– Чем же вы, Мария Егоровна, так напугали соседа, что он не мог возвратиться за своими вещами? – спрашивал в недоумении холостяк.
Мария Егоровна отвечала логично (что тут же добавило бабе плюсов) и с очаровательным вздохом:
– Вы, как человек учтивый и тонкий, не можете не заметить: положение мое безрадостно! Поглядите на руки, – и протягивала пухлые ладони. – В колесе я с утра до вечера! Отчего же они все тогда на диване валяются, не ударив палец о палец? Хоть вы-то меня пожалейте!
Голос-бархат у бабы оказался чарующим, и им совершенно по-новому спела Машка древнюю былину. Удивительно, стон о мужском плече, пересказанный ранее доктору сотней хныкающих пациенток, в этом пении моментально возвысился до величия саги, и он, уже завороженный, не заметил, как сам уверился: где-то там, за МКАДом, за полями-лесами, все-таки обитает некий Микула Селянинович (сеет, жнет и пашет без продыху!), готовый подставить плечо, чтоб тотчас вместе с ликующей бабой (как иссохлась вся в ожидании, разбираясь с подобными «Иксу» самцами) привалились к нему и дети, и безмерное счастье. Заладила Машка: если найдется тот мужик, то возвысится он тогда за ее столом, как бог. На веки вечные обеспечит она тогда ему свою сладко-вязкую, словно приправленная дудуком армянская песня, любовь.
– И чтоб с крепкой был рукой, – лилось откровение, – чтоб ни бранного слова, ни капельки в рот, ни измены… Разве не ублажу тогда я его, не буду с ним навсегда тепла и приветлива?
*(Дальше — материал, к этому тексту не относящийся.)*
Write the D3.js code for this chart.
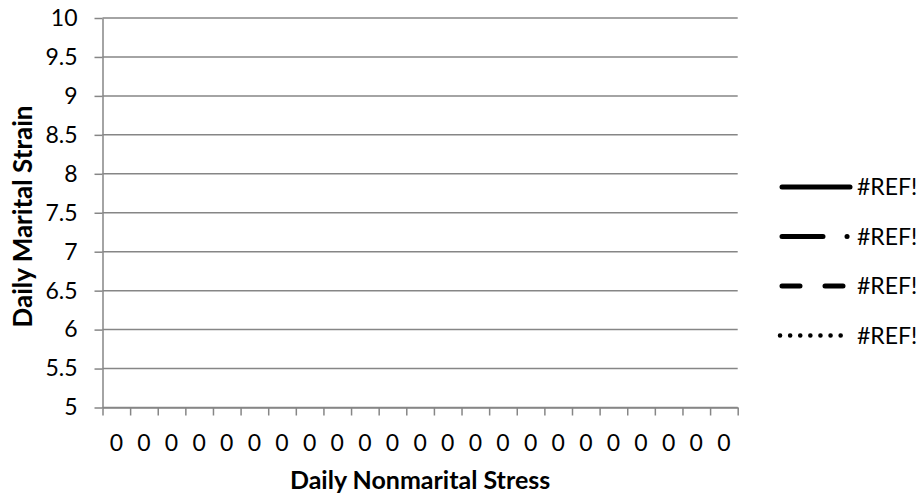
<!DOCTYPE html>
<html>
<head>
<meta charset="utf-8">
<script src="https://cdn.jsdelivr.net/npm/d3@7"></script>
<style>
    html, body { margin: 0; padding: 0; background: #fff; }
    svg { display: block; font-family: Lato, "Open Sans", sans-serif; }
</style>
</head>
<body>
<div id="chart"></div>
<script>
// x categories (the source cells all evaluate to 0)
const categories = ['0', '0', '0', '0', '0', '0', '0', '0', '0', '0', '0', '0',
    '0', '0', '0', '0', '0', '0', '0', '0', '0', '0', '0'];

// y tick values
const yTicks = [5, 5.5, 6, 6.5, 7, 7.5, 8, 8.5, 9, 9.5, 10];

// series names (broken references) and their values (nothing plotted)
const seriesNames = ['#REF!', '#REF!', '#REF!', '#REF!'];
const series1 = [];
const series2 = [];
const series3 = [];
const series4 = [];

const xTitle = 'Daily Nonmarital Stress';
const yTitle = 'Daily Marital Strain';

// line styles per series: solid, long dash dot, dash, round dot
const lineStyles = [
    { dash: null, width: 5 },
    { dash: '41,24,0.1,100', width: 5 },
    { dash: '18,25', width: 5 },
    { dash: '0.1,10', width: 4.5 }
];

const chartW = 922, chartH = 495;
const plotLeft = 102.5, plotRight = 737.7, plotTop = 18, plotBottom = 407.5;
const grey = '#868686';

const svg = d3.select('#chart')
    .append('svg')
    .attr('width', chartW)
    .attr('height', chartH);

svg.append('rect').attr('width', chartW).attr('height', chartH).attr('fill', '#fff');

// scales
const x = d3.scaleBand()
    .domain(d3.range(categories.length))
    .range([plotLeft, plotRight])
    .padding(0);

const xEdge = d3.scaleLinear()
    .domain([0, categories.length])
    .range([plotLeft, plotRight]);

const y = d3.scaleLinear()
    .domain([5, 10])
    .range([plotBottom, plotTop]);

// horizontal gridlines
svg.append('g')
    .selectAll('line')
    .data(yTicks)
    .enter()
    .append('line')
    .attr('x1', plotLeft)
    .attr('x2', plotRight)
    .attr('y1', d => y(d))
    .attr('y2', d => y(d))
    .attr('stroke', grey)
    .attr('stroke-width', 1.5);

// y axis
const yAxis = svg.append('g')
    .attr('transform', `translate(${plotLeft},0)`)
    .call(d3.axisLeft(y)
        .tickValues(yTicks)
        .tickFormat(d => String(d))
        .tickSize(8)
        .tickSizeOuter(0)
        .tickPadding(17));

yAxis.select('.domain').attr('stroke', grey).attr('stroke-width', 1.5);
yAxis.selectAll('.tick line').attr('stroke', grey).attr('stroke-width', 1.5);
yAxis.selectAll('.tick text')
    .attr('fill', '#000')
    .style('font-size', '23px')
    .style('font-family', 'Lato, sans-serif');

// x axis tick marks, between categories
const xTicksAxis = svg.append('g')
    .attr('transform', `translate(0,${plotBottom})`)
    .call(d3.axisBottom(xEdge)
        .tickValues(d3.range(categories.length + 1))
        .tickFormat('')
        .tickSize(8)
        .tickSizeOuter(0));

xTicksAxis.select('.domain').attr('stroke', grey).attr('stroke-width', 1.5);
xTicksAxis.selectAll('.tick line').attr('stroke', grey).attr('stroke-width', 1.5);

// x axis category labels
const xLabels = svg.append('g')
    .attr('transform', `translate(0,${plotBottom})`)
    .call(d3.axisBottom(x)
        .tickFormat(i => categories[i])
        .tickSize(0)
        .tickPadding(27));

xLabels.select('.domain').remove();
xLabels.selectAll('.tick text')
    .attr('fill', '#000')
    .style('font-size', '23px')
    .style('font-family', 'Lato, sans-serif');

// series lines (no valid values in the source)
const line = d3.line()
    .defined(d => d != null)
    .x((d, i) => x(i) + x.bandwidth() / 2)
    .y(d => y(d));

[series1, series2, series3, series4].forEach((vals, k) => {
    svg.append('path')
        .datum(vals)
        .attr('d', line)
        .attr('fill', 'none')
        .attr('stroke', '#000')
        .attr('stroke-width', lineStyles[k].width)
        .attr('stroke-dasharray', lineStyles[k].dash)
        .attr('stroke-linecap', 'round');
});

// axis titles
svg.append('text')
    .attr('x', (plotLeft + plotRight) / 2)
    .attr('y', 489)
    .attr('text-anchor', 'middle')
    .style('font-size', '25px')
    .style('font-weight', 'bold')
    .text(xTitle);

svg.append('text')
    .attr('transform', `translate(32,${(108 + 325) / 2}) rotate(-90)`)
    .attr('text-anchor', 'middle')
    .style('font-size', '26px')
    .style('font-weight', 'bold')
    .text(yTitle);

// legend
const legendY = d3.scalePoint()
    .domain(d3.range(seriesNames.length))
    .range([187, 335.5]);

const legend = svg.append('g')
    .selectAll('g')
    .data(seriesNames)
    .enter()
    .append('g')
    .attr('transform', (d, i) => `translate(0,${legendY(i)})`);

legend.append('line')
    .attr('x1', (d, i) => i === 3 ? 780 : 782)
    .attr('x2', (d, i) => i === 3 ? 841 : 850)
    .attr('stroke', '#000')
    .attr('stroke-width', (d, i) => lineStyles[i].width)
    .attr('stroke-dasharray', (d, i) => lineStyles[i].dash)
    .attr('stroke-linecap', 'round');

legend.append('text')
    .attr('x', 857)
    .attr('dy', '0.36em')
    .style('font-size', '23px')
    .text(d => d);
</script>
</body>
</html>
В распевном том плаче сказалась такая поэтика, что психотерапевт растрогался окончательно, обложив соседа «полным козлом» и заморочив одним лишь свою бедную голову: откуда, из каких глубин явилась эта ее речь? Безродная лимитчица вязала сейчас перед ним самые что ни на есть узорчатые, лингвистически безукоризненные предложения, не уступающие речам потомственных леди, которых триста лет, словно газоны, всеми возможными способами выводят у себя азартные англичане.
Подливала наливку химкинская цветочница[2] и потчевала шанежкой, подтверждая главный свой тезис: до конца, до полной испитости даст вкусить всю себя она только такому мужчине, который явится с подобной поддержкой. Оказалось ли дело в наливочке, или в голосе-бархате, но готов был уже вскричать сдуревший гость: «Чем же я не Микула Селянинович? Ведь ни капельки в рот, ни измены!» И, опоенный, даже выхватил показать кричащее о своей безбедности крокодилокожевое портмоне.
– Я, любезный, вас сразу почуяла, – вздохнула Машка тогда всей своей оперной диафрагмой (так волнующе только она могла вздыхать), – за внешностью вашей скрывается Грей-капитан!
Сравнение с капитаном окончательно ввергло гостя в наркотический какой-то экстаз. А баба, со всей своей простодушностью стащив с его вспотевшего носа ужасно перекосившиеся от волнения очки, возложила затем ему на плечи воздушные руки.
И пропал казак! Черти бросились ей на подмогу, завертелось все так, как лишь у Машки Угаровой могло завертеться! Сам не зная уже почему, оказался он в ее спальне. Закачался в ногах натертый паркет, затрепетал балдахин – королевской была кровать, неизвестно откуда взялись такая парча и такой шелк. И со всех сторон обступая его, нависали материи. Что-то невнятное залепетал счастливец о крепости собственных рук, не замечая перед собою ее всамделишную – с тяжеленными ляжками, плоскостопными ступнями, приплюснутым носом, но очарованно видя лишь нечто сладострастное, дунувшее вдруг мелиссой и мятой. Заметались перед ним волосы бабы. От вязкого духа подмышек он беспамятно зашатался, а Клеопатра одно твердила: нужен, нужен ей Грей-капитан!